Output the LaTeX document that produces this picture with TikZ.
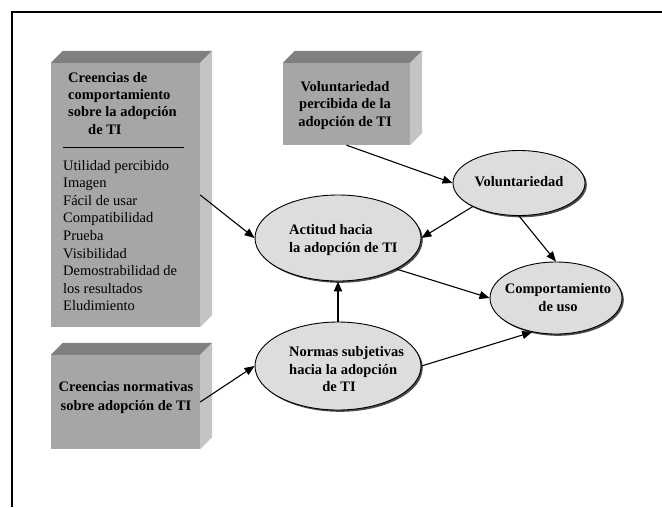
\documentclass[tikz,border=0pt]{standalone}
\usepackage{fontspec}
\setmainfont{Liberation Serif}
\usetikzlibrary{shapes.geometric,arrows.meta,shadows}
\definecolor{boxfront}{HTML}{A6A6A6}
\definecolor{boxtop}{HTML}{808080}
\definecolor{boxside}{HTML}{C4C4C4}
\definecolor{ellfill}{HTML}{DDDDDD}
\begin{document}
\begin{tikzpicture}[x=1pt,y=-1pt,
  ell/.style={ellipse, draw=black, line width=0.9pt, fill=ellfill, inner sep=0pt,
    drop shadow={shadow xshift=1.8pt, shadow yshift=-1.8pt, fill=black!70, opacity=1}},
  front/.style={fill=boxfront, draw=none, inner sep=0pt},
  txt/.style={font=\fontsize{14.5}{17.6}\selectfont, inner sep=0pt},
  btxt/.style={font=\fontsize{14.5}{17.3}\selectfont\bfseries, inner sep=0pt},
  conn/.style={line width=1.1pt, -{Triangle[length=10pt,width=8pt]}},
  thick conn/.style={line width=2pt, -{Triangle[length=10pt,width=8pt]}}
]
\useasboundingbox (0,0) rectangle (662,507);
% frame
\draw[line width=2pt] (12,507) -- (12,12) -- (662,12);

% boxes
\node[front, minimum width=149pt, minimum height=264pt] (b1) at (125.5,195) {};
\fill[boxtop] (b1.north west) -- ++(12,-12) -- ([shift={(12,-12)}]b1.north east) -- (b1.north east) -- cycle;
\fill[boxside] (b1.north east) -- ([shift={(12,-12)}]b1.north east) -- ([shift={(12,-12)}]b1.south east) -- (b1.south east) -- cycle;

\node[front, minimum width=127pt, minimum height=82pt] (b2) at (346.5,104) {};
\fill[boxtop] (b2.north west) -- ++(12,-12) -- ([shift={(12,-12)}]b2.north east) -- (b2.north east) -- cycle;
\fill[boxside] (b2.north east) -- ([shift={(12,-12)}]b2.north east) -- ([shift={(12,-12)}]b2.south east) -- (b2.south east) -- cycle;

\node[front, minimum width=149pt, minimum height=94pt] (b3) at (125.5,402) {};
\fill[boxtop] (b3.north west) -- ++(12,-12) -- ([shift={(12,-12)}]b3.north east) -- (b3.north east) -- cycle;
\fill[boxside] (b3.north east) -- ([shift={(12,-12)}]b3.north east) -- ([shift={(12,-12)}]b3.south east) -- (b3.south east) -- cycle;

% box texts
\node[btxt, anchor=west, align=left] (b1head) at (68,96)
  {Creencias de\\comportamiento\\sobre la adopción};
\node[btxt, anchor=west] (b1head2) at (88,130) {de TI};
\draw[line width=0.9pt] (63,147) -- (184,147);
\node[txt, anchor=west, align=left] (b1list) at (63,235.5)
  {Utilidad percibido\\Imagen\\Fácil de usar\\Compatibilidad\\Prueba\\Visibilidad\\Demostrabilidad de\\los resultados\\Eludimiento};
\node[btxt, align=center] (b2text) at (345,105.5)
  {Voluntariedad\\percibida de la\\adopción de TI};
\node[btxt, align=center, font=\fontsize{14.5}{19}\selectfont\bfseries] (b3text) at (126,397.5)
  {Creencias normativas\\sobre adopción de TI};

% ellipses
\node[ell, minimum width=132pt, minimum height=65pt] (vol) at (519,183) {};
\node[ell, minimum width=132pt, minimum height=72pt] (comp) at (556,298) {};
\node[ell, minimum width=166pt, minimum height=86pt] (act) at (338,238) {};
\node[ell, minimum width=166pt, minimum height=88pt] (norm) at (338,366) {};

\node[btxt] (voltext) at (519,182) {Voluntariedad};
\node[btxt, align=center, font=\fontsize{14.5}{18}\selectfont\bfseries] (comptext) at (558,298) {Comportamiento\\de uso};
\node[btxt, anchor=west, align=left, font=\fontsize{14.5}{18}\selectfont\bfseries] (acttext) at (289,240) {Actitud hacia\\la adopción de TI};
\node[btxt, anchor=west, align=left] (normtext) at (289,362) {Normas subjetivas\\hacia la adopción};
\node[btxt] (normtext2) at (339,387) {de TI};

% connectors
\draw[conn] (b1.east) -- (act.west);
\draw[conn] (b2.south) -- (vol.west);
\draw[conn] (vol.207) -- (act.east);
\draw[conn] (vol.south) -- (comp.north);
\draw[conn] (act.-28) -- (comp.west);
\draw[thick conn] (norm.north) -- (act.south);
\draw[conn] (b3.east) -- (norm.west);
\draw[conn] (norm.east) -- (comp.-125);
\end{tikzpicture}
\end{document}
* * *
Return only the lines running from the top of the data to the line that holds "(b1.south east) -- cycle;". Include both of those lines, but skip the pictures.

Output the LaTeX document that produces this picture with TikZ.
\documentclass[tikz,border=0pt]{standalone}
\usepackage{fontspec}
\setmainfont{Liberation Serif}
\usetikzlibrary{shapes.geometric,arrows.meta,shadows}
\definecolor{boxfront}{HTML}{A6A6A6}
\definecolor{boxtop}{HTML}{808080}
\definecolor{boxside}{HTML}{C4C4C4}
\definecolor{ellfill}{HTML}{DDDDDD}
\begin{document}
\begin{tikzpicture}[x=1pt,y=-1pt,
  ell/.style={ellipse, draw=black, line width=0.9pt, fill=ellfill, inner sep=0pt,
    drop shadow={shadow xshift=1.8pt, shadow yshift=-1.8pt, fill=black!70, opacity=1}},
  front/.style={fill=boxfront, draw=none, inner sep=0pt},
  txt/.style={font=\fontsize{14.5}{17.6}\selectfont, inner sep=0pt},
  btxt/.style={font=\fontsize{14.5}{17.3}\selectfont\bfseries, inner sep=0pt},
  conn/.style={line width=1.1pt, -{Triangle[length=10pt,width=8pt]}},
  thick conn/.style={line width=2pt, -{Triangle[length=10pt,width=8pt]}}
]
\useasboundingbox (0,0) rectangle (662,507);
% frame
\draw[line width=2pt] (12,507) -- (12,12) -- (662,12);

% boxes
\node[front, minimum width=149pt, minimum height=264pt] (b1) at (125.5,195) {};
\fill[boxtop] (b1.north west) -- ++(12,-12) -- ([shift={(12,-12)}]b1.north east) -- (b1.north east) -- cycle;
\fill[boxside] (b1.north east) -- ([shift={(12,-12)}]b1.north east) -- ([shift={(12,-12)}]b1.south east) -- (b1.south east) -- cycle;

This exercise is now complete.